5 mins read

Will he make Liverpool fans sing or just very cross on the Mersey?

Last April I wrote a piece for FootballFanCast about Andy Carroll in the aftermath of the girlfriend-related tête-à-tête with Newcastle teammate Steven Taylor that resulted in the latter reportedly requiring hospital treatment for a broken jaw. Back then, Carroll was a Championship striker with a modestly good scoring record cursed by off-the-field dramas that threatened to derail his career. Now he’s a Premier League striker with a modestly good scoring record cursed by off-the-field dramas who, following Monday’s events, is worth £35m according to Liverpool.

Who saw that one coming?

Selling Fernando Torres to Chelsea for £50m effectively allowed Kenny Dalglish to take advantage of a 2-for-1 offer and trade in his one recognised centre forward for a pair of new ones. Carroll’s new striker partner, Luis Suárez, is no stranger to trouble either. While one member of Anfield’s remodelled frontline has been quick with his fists in the past – pleading guilty to common assault last October in relation to a charge from 2009 – their new recruit from Ajax bit an opponent on the shoulder in a Dutch league game three months ago. All this suggests that, Carroll and Suárez’s possible merits as a playing partnership aside, Liverpool have almost certainly assembled the most intimidating wrestling tag team the Premier League has ever known.

The incidents that Kenny Dalglish’s new front two have been involved in are so extraordinary that they make the prospect of them playing together all the more compelling. Suárez enjoyed the vilification of football fans everywhere – outside Uruguay and its diaspora anyway – following the deliberate handball against Ghana that deprived the Black Stars of a certain goal and the chance to become Africa’s first ever World Cup semi-finalists. Carroll, meanwhile, starred in “At Home with the Nolans” last year when he was ordered to move in with a teammate’s family as part of his bail conditions following a further charge of assault, this time against another former girlfriend. The charge was later dropped but not before Carroll’s car was torched as it sat on the drive outside Kevin Nolan’s house.

Let’s deal with Carroll’s transfer fee quickly. Of course £35m is a ludicrous amount of money to pay for a striker with only 34 career goals to his name and not yet 90 minutes of international experience behind him, and if Carroll is the eighth most expensive player of all time then it only goes to prove that the gap between cost and value in football is large enough to drive a fleet of chrome-plated Range Rovers through.

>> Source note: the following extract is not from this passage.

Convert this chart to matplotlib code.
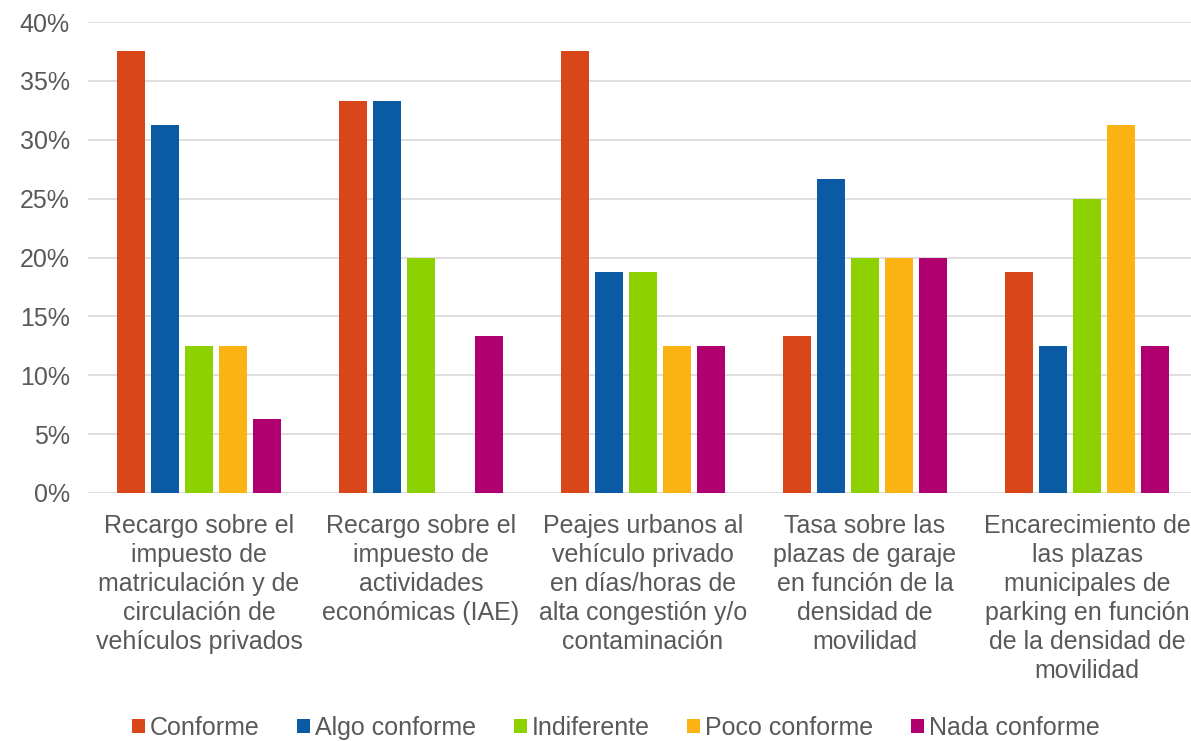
import matplotlib
matplotlib.use("Agg")
import matplotlib.pyplot as plt
import numpy as np
from matplotlib.ticker import FuncFormatter

categories = [
    "Recargo sobre el\nimpuesto de\nmatriculación y de\ncirculación de\nvehículos privados",
    "Recargo sobre el\nimpuesto de\nactividades\neconómicas (IAE)",
    "Peajes urbanos al\nvehículo privado\nen días/horas de\nalta congestión y/o\ncontaminación",
    "Tasa sobre las\nplazas de garaje\nen función de la\ndensidad de\nmovilidad",
    "Encarecimiento de\nlas plazas\nmunicipales de\nparking en función\nde la densidad de\nmovilidad",
]
series_names = ["Conforme", "Algo conforme", "Indiferente", "Poco conforme", "Nada conforme"]
conforme = [0.375, 0.3333, 0.375, 0.1333, 0.1875]
algo_conforme = [0.3125, 0.3333, 0.1875, 0.2667, 0.125]
indiferente = [0.125, 0.20, 0.1875, 0.20, 0.25]
poco_conforme = [0.125, 0.0, 0.125, 0.20, 0.3125]
nada_conforme = [0.0625, 0.1333, 0.125, 0.20, 0.125]
colors = ["#D9461A", "#0A5BA3", "#8DD100", "#FBB313", "#B0006F"]

series = [conforme, algo_conforme, indiferente, poco_conforme, nada_conforme]

plt.rcParams['font.family'] = ['Liberation Sans', 'DejaVu Sans']
W, H = 1191, 741
fig = plt.figure(figsize=(W / 100, H / 100), dpi=100)
ax = fig.add_axes([88 / W, 1 - 493 / H, (1198 - 88) / W, (493 - 22) / H])

x = np.arange(len(categories))
step = 0.153
width = 0.126
for i, (vals, name, c) in enumerate(zip(series, series_names, colors)):
    ax.bar(x + (i - 2) * step, vals, width, color=c, label=name, zorder=3)

ax.set_xlim(-0.5, len(categories) - 0.5)
ax.set_ylim(0, 0.40)
ax.set_yticks(np.arange(0, 0.401, 0.05))
ax.yaxis.set_major_formatter(FuncFormatter(lambda v, p: f"{v*100:.0f}%"))
ax.grid(axis='y', color='#D9D9D9', linewidth=1.2, zorder=0)
for s in ax.spines.values():
    s.set_visible(False)
ax.tick_params(axis='both', length=0, colors='#595959')
ax.tick_params(axis='y', labelsize=18, pad=13)
ax.set_xticks(x)
ax.set_xticklabels(categories, fontsize=18, color='#595959', linespacing=1.27)
ax.tick_params(axis='x', pad=15)

leg = fig.legend(loc='center', bbox_to_anchor=(616 / W, 1 - 728 / H), ncol=5,
                 frameon=False, fontsize=18, handlelength=0.52, handleheight=0.52,
                 handletextpad=0.2, columnspacing=1.5)
for t in leg.get_texts():
    t.set_color('#595959')

fig.savefig("out.png", dpi=100)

As a player, he is coveted because he is exactly the sort of forward that football thought was extinct. The 22-year-old is no carthorse but neither have Liverpool bought him for his technical ability. Carroll comes into his own when the ball is in the air. At set-pieces, he will attack the cross and leap to meet the delivery with the force of a hammer. If a team member plays the ball long then Carroll will do his best to win it or dare his marker to stop him. The player stands well over six feet tall but compare his aerial ability with the almost apologetic way in which, say, Peter Crouch heads the ball. Carroll is an unashamed big-man type of forward.

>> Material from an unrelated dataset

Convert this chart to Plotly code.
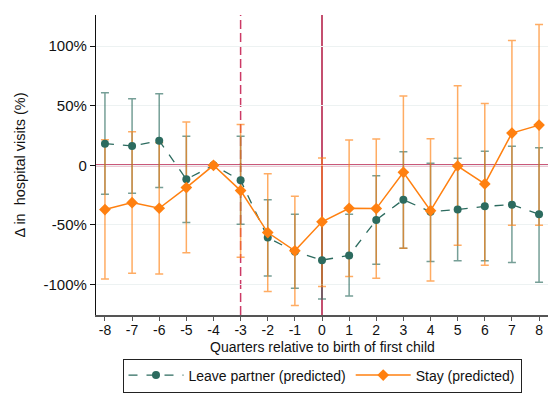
import plotly.graph_objects as go

quarters = list(range(-8, 9))

leave = [18.1, 16.2, 20.6, -11.7, 0, -12.6, -60.6, -72.3, -79.5, -75.6, -45.8, -28.8, -39.0, -37.1, -34.4, -33.0, -41.0]
leave_hi = [60.8, 55.7, 59.9, 24.3, None, 24.3, -28.8, -41.0, -47.0, -41.0, -8.7, 11.4, 1.7, 6.0, 11.7, 16.0, 14.7]
leave_lo = [-24.3, -23.4, -18.7, -48.0, None, -49.5, -92.9, -103.0, -112.0, -109.6, -82.9, -69.5, -80.6, -80.0, -80.0, -81.5, -98.0]

stay = [-37.1, -31.3, -36.0, -18.7, 0, -21.2, -56.4, -71.7, -47.4, -36.0, -36.3, -5.9, -38.0, -0.6, -15.6, 27.0, 33.7]
stay_hi = [21.4, 28.1, 18.9, 36.2, None, 34.3, -7.0, -26.0, 6.1, 21.2, 22.0, 58.0, 22.3, 66.6, 51.9, 104.6, 118.0]
stay_lo = [-95.4, -90.4, -91.2, -73.4, None, -77.0, -105.8, -117.5, -101.6, -93.2, -94.6, -69.5, -97.0, -67.0, -83.7, -50.3, -50.3]

y_ticks = [-100, -50, 0, 50, 100]
y_labels = ["-100%", "-50%", "0", "50%", "100%"]

GREEN = "#2c6b5f"
ORANGE = "#ff8010"


def plus(hi, v):
    return [0 if h is None else h - x for h, x in zip(hi, v)]


def minus(lo, v):
    return [0 if l is None else x - l for l, x in zip(lo, v)]


fig = go.Figure()

fig.add_trace(go.Scatter(
    x=quarters, y=leave, mode="markers", marker=dict(size=0.1, color="rgba(0,0,0,0)"),
    error_y=dict(type="data", array=plus(leave_hi, leave), arrayminus=minus(leave_lo, leave),
                 color="rgba(44,107,95,0.65)", thickness=1.5, width=4),
    showlegend=False, hoverinfo="skip"))
fig.add_trace(go.Scatter(
    x=quarters, y=stay, mode="markers", marker=dict(size=0.1, color="rgba(0,0,0,0)"),
    error_y=dict(type="data", array=plus(stay_hi, stay), arrayminus=minus(stay_lo, stay),
                 color="rgba(255,128,16,0.65)", thickness=1.5, width=4),
    showlegend=False, hoverinfo="skip"))

fig.add_trace(go.Scatter(
    x=quarters, y=leave, mode="lines+markers", name="Leave partner (predicted)",
    line=dict(color=GREEN, width=1.3, dash="dash"),
    marker=dict(symbol="circle", size=8, color=GREEN)))
fig.add_trace(go.Scatter(
    x=quarters, y=stay, mode="lines+markers", name="Stay (predicted)",
    line=dict(color=ORANGE, width=1.5),
    marker=dict(symbol="diamond", size=9, color=ORANGE)))

fig.add_shape(type="line", xref="x", yref="paper", x0=-3, x1=-3, y0=0, y1=1,
              line=dict(color="#cc3a66", width=1.5, dash="9px,4px"), layer="below")
fig.add_shape(type="line", xref="x", yref="paper", x0=0, x1=0, y0=0, y1=1,
              line=dict(color="#b0143f", width=1.5), layer="below")
fig.add_shape(type="line", xref="paper", yref="y", x0=0, x1=1, y0=0, y1=0,
              line=dict(color="#b8204d", width=2), layer="below")

fig.add_annotation(text="Quarters relative to birth of first child", xref="paper", yref="paper",
                   x=0.5, y=-0.105, xanchor="center", yanchor="middle", showarrow=False,
                   font=dict(size=14))

fig.update_layout(
    width=548, height=399,
    margin=dict(l=96, r=0, t=15, b=84),
    paper_bgcolor="white", plot_bgcolor="white",
    font=dict(family="Liberation Sans, Arial, sans-serif", size=15, color="#111"),
    showlegend=True,
    legend=dict(orientation="h", x=0.5, xanchor="center", y=-0.145, yanchor="top",
                bordercolor="#222", borderwidth=1, font=dict(size=14),
                itemwidth=55, tracegroupgap=0),
)
fig.update_xaxes(
    range=[-8.33, 8.33], tickmode="array", tickvals=quarters,
    ticktext=[str(q) for q in quarters], tickfont=dict(size=14),
    showgrid=False, zeroline=False,
    showline=True, linecolor="#555", linewidth=1.5,
    ticks="outside", ticklen=4, tickcolor="#555", ticklabelstandoff=-3,
)
fig.update_yaxes(
    range=[-125.5, 126], tickmode="array", tickvals=y_ticks, ticktext=y_labels,
    tickfont=dict(size=15),
    showgrid=True, gridcolor="#edf2f2", gridwidth=1, zeroline=False,
    showline=True, linecolor="#111", linewidth=1.2,
    ticks="outside", ticklen=5, tickcolor="#111",
    title=dict(text="Δ in  hospital visits (%)", font=dict(size=14.5), standoff=14),
)

fig.write_html("out.html")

The money that Liverpool have spent on the player, exaggerated as it is, is a bit like that shelled out for a historical relic previously thought lost to the sands of time. Carroll’s transfer comes less than a month after the sad death of Nat Lofthouse, who scored 285 times for Bolton Wanderers in a fourteen-year period after the Second World War. Lofthouse’s head was arguably his most effective extremity, such was the regularity with which he scored with it. He was such a strong player that he could even use opposing players to strike the ball; in the 1958 FA Cup final, Lofthouse barged Harry Gregg into the net as the Manchester United goalkeeper held the ball.

Alan Shearer fleetingly became the world’s most expensive player in 1996 when Kevin Keegan paid £15m to bring him to Newcastle from Blackburn Rovers, and now Carroll finds his transfer fee jostling with figures parted with in the past for Hernán Crespo and David Villa. Shearer was the last player to match the description of the mythical English centre forward: tall, brave, aggressive, prolific and strong shoulders. Carroll doesn’t tick all the boxes yet – the most important one, scoring goals, needs a little work – but his purchase by Liverpool is an incredible show of faith in a style of play that had its heyday half a century ago but which is still firmly entrenched in English football culture’s psyche.